Work required ->
Write out each line exactly as given. Leave the pictures out of your copy.

Source data ->
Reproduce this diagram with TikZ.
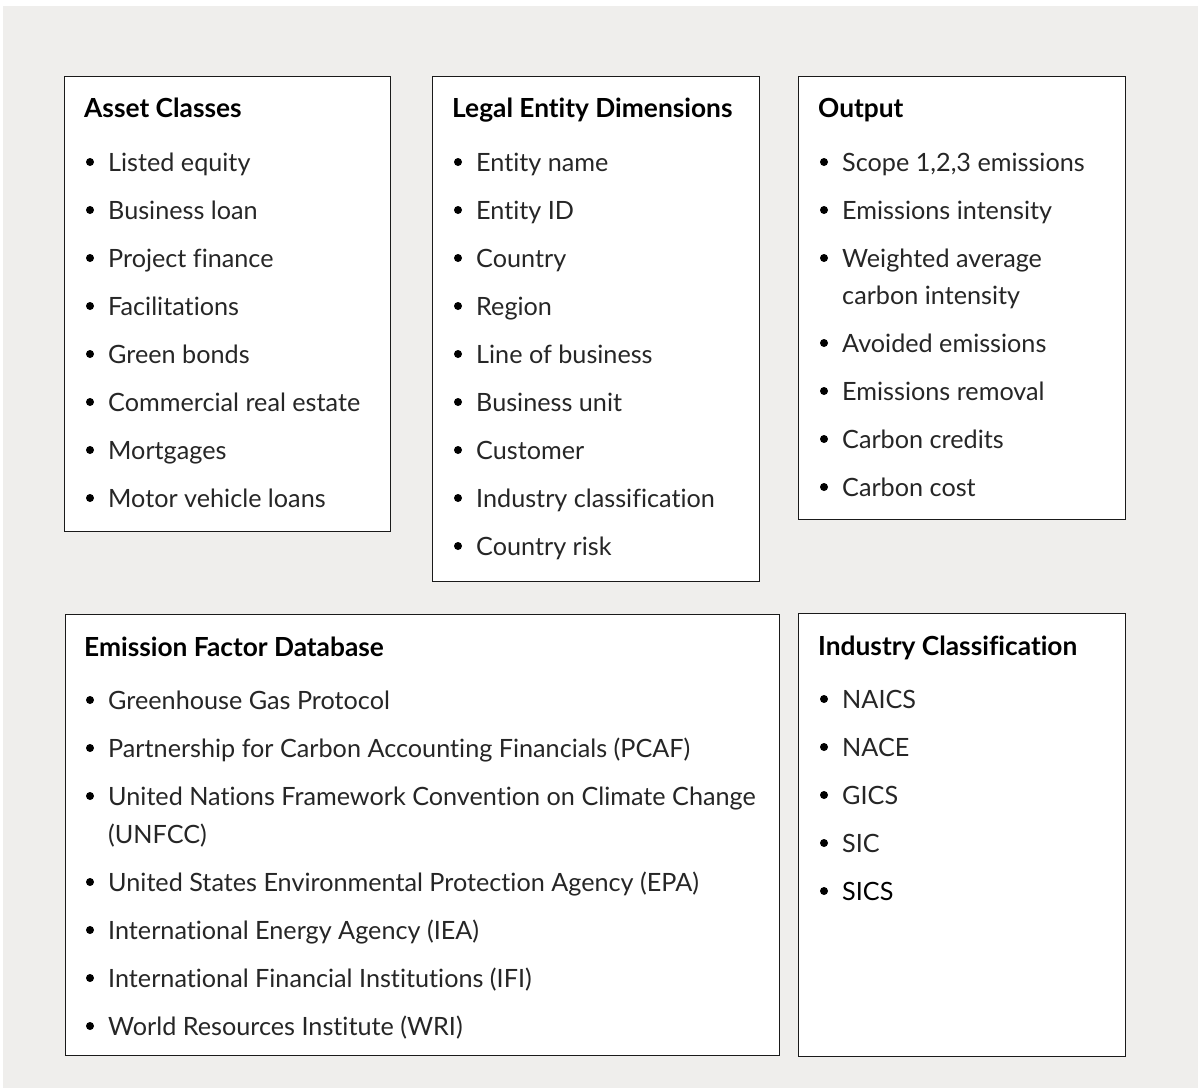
\documentclass[tikz,border=0pt]{standalone}
\usepackage{fontspec}
\setmainfont{Lato}[RawFeature={-liga}]
\definecolor{bggray}{HTML}{EFEEEC}
\definecolor{txt}{HTML}{262626}
\definecolor{boxline}{HTML}{1A1A1A}
\begin{document}
\begin{tikzpicture}[x=1pt,y=-1pt,
  panel/.style={draw=boxline,line width=1.3pt,fill=white,inner sep=0pt,anchor=north west},
  ttl/.style={anchor=base west,inner sep=0pt,font=\fontsize{26.3}{30}\selectfont\bfseries,text=black},
  itm/.style={anchor=base west,inner sep=0pt,font=\fontsize{25.2}{30}\selectfont,text=txt},
  dot/.style={circle,fill=black,inner sep=0pt,minimum size=8pt}]
\fill[white] (0,0) rectangle (1198,1088);
\fill[bggray] (3,6) rectangle (1198,1088);
\useasboundingbox (0,0) rectangle (1198,1088);
\newcommand\bul[4]{% name, x(bullet), y(center), text
  \node[dot] (#1d) at (#2,#3) {};
  \node[itm] (#1) at (#2+18,#3+9) {#4};}
% Boxes
\node[panel,minimum width=326pt,minimum height=455pt] (b1) at (64,76) {};
\node[panel,minimum width=327pt,minimum height=505pt] (b2) at (432,76) {};
\node[panel,minimum width=327pt,minimum height=443pt] (b3) at (798,76) {};
\node[panel,minimum width=714pt,minimum height=441pt] (b4) at (65,614) {};
\node[panel,minimum width=327pt,minimum height=443pt] (b5) at (798,613) {};
% Box 1
\node[ttl] (t1) at (84,117) {Asset Classes};
\bul{a1}{90}{162}{Listed equity}
\bul{a2}{90}{210}{Business loan}
\bul{a3}{90}{258}{Project finance}
\bul{a4}{90}{306}{Facilitations}
\bul{a5}{90}{354}{Green bonds}
\bul{a6}{90}{402}{Commercial real estate}
\bul{a7}{90}{450}{Mortgages}
\bul{a8}{90}{498}{Motor vehicle loans}
% Box 2
\node[ttl] (t2) at (452,117) {Legal Entity Dimensions};
\bul{l1}{458}{162}{Entity name}
\bul{l2}{458}{210}{Entity ID}
\bul{l3}{458}{258}{Country}
\bul{l4}{458}{306}{Region}
\bul{l5}{458}{354}{Line of business}
\bul{l6}{458}{402}{Business unit}
\bul{l7}{458}{450}{Customer}
\bul{l8}{458}{498}{Industry classification}
\bul{l9}{458}{546}{Country risk}
% Box 3
\node[ttl] (t3) at (818,117) {Output};
\bul{o1}{824}{162}{Scope 1,2,3 emissions}
\bul{o2}{824}{210}{Emissions intensity}
\bul{o3}{824}{258}{Weighted average}
\node[itm] (o3b) at (842,304) {carbon intensity};
\bul{o4}{824}{343}{Avoided emissions}
\bul{o5}{824}{391}{Emissions removal}
\bul{o6}{824}{439}{Carbon credits}
\bul{o7}{824}{487}{Carbon cost}
% Box 4
\node[ttl] (t4) at (84,656) {Emission Factor Database};
\bul{e1}{90}{700}{Greenhouse Gas Protocol}
\bul{e2}{90}{748}{Partnership for Carbon Accounting Financials (PCAF)}
\bul{e3}{90}{796}{United Nations Framework Convention on Climate Change}
\node[itm] (e3b) at (108,843) {(UNFCC)};
\bul{e4}{90}{882}{United States Environmental Protection Agency (EPA)}
\bul{e5}{90}{930}{International Energy Agency (IEA)}
\bul{e6}{90}{978}{International Financial Institutions (IFI)}
\bul{e7}{90}{1026}{World Resources Institute (WRI)}
% Box 5
\node[ttl] (t5) at (818,655) {Industry Classification};
\bul{i1}{824}{699}{NAICS}
\bul{i2}{824}{747}{NACE}
\bul{i3}{824}{795}{GICS}
\bul{i4}{824}{843}{SIC}
\node[dot] (i5d) at (824,891) {};
\node[itm,text=black] (i5) at (842,900) {SICS};
\end{tikzpicture}
\end{document}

Solution to this task ->
Reproduce this diagram with TikZ.
\documentclass[tikz,border=0pt]{standalone}
\usepackage{fontspec}
\setmainfont{Lato}[RawFeature={-liga}]
\definecolor{bggray}{HTML}{EFEEEC}
\definecolor{txt}{HTML}{262626}
\definecolor{boxline}{HTML}{1A1A1A}
\begin{document}
\begin{tikzpicture}[x=1pt,y=-1pt,
  panel/.style={draw=boxline,line width=1.3pt,fill=white,inner sep=0pt,anchor=north west},
  ttl/.style={anchor=base west,inner sep=0pt,font=\fontsize{26.3}{30}\selectfont\bfseries,text=black},
  itm/.style={anchor=base west,inner sep=0pt,font=\fontsize{25.2}{30}\selectfont,text=txt},
  dot/.style={circle,fill=black,inner sep=0pt,minimum size=8pt}]
\fill[white] (0,0) rectangle (1198,1088);
\fill[bggray] (3,6) rectangle (1198,1088);
\useasboundingbox (0,0) rectangle (1198,1088);
\newcommand\bul[4]{% name, x(bullet), y(center), text
  \node[dot] (#1d) at (#2,#3) {};
  \node[itm] (#1) at (#2+18,#3+9) {#4};}
% Boxes
\node[panel,minimum width=326pt,minimum height=455pt] (b1) at (64,76) {};
\node[panel,minimum width=327pt,minimum height=505pt] (b2) at (432,76) {};
\node[panel,minimum width=327pt,minimum height=443pt] (b3) at (798,76) {};
\node[panel,minimum width=714pt,minimum height=441pt] (b4) at (65,614) {};
\node[panel,minimum width=327pt,minimum height=443pt] (b5) at (798,613) {};
% Box 1
\node[ttl] (t1) at (84,117) {Asset Classes};
\bul{a1}{90}{162}{Listed equity}
\bul{a2}{90}{210}{Business loan}
\bul{a3}{90}{258}{Project finance}
\bul{a4}{90}{306}{Facilitations}
\bul{a5}{90}{354}{Green bonds}
\bul{a6}{90}{402}{Commercial real estate}
\bul{a7}{90}{450}{Mortgages}
\bul{a8}{90}{498}{Motor vehicle loans}
% Box 2
\node[ttl] (t2) at (452,117) {Legal Entity Dimensions};
\bul{l1}{458}{162}{Entity name}
\bul{l2}{458}{210}{Entity ID}
\bul{l3}{458}{258}{Country}
\bul{l4}{458}{306}{Region}
\bul{l5}{458}{354}{Line of business}
\bul{l6}{458}{402}{Business unit}
\bul{l7}{458}{450}{Customer}
\bul{l8}{458}{498}{Industry classification}
\bul{l9}{458}{546}{Country risk}
% Box 3
\node[ttl] (t3) at (818,117) {Output};
\bul{o1}{824}{162}{Scope 1,2,3 emissions}
\bul{o2}{824}{210}{Emissions intensity}
\bul{o3}{824}{258}{Weighted average}
\node[itm] (o3b) at (842,304) {carbon intensity};
\bul{o4}{824}{343}{Avoided emissions}
\bul{o5}{824}{391}{Emissions removal}
\bul{o6}{824}{439}{Carbon credits}
\bul{o7}{824}{487}{Carbon cost}
% Box 4
\node[ttl] (t4) at (84,656) {Emission Factor Database};
\bul{e1}{90}{700}{Greenhouse Gas Protocol}
\bul{e2}{90}{748}{Partnership for Carbon Accounting Financials (PCAF)}
\bul{e3}{90}{796}{United Nations Framework Convention on Climate Change}
\node[itm] (e3b) at (108,843) {(UNFCC)};
\bul{e4}{90}{882}{United States Environmental Protection Agency (EPA)}
\bul{e5}{90}{930}{International Energy Agency (IEA)}
\bul{e6}{90}{978}{International Financial Institutions (IFI)}
\bul{e7}{90}{1026}{World Resources Institute (WRI)}
% Box 5
\node[ttl] (t5) at (818,655) {Industry Classification};
\bul{i1}{824}{699}{NAICS}
\bul{i2}{824}{747}{NACE}
\bul{i3}{824}{795}{GICS}
\bul{i4}{824}{843}{SIC}
\node[dot] (i5d) at (824,891) {};
\node[itm,text=black] (i5) at (842,900) {SICS};
\end{tikzpicture}
\end{document}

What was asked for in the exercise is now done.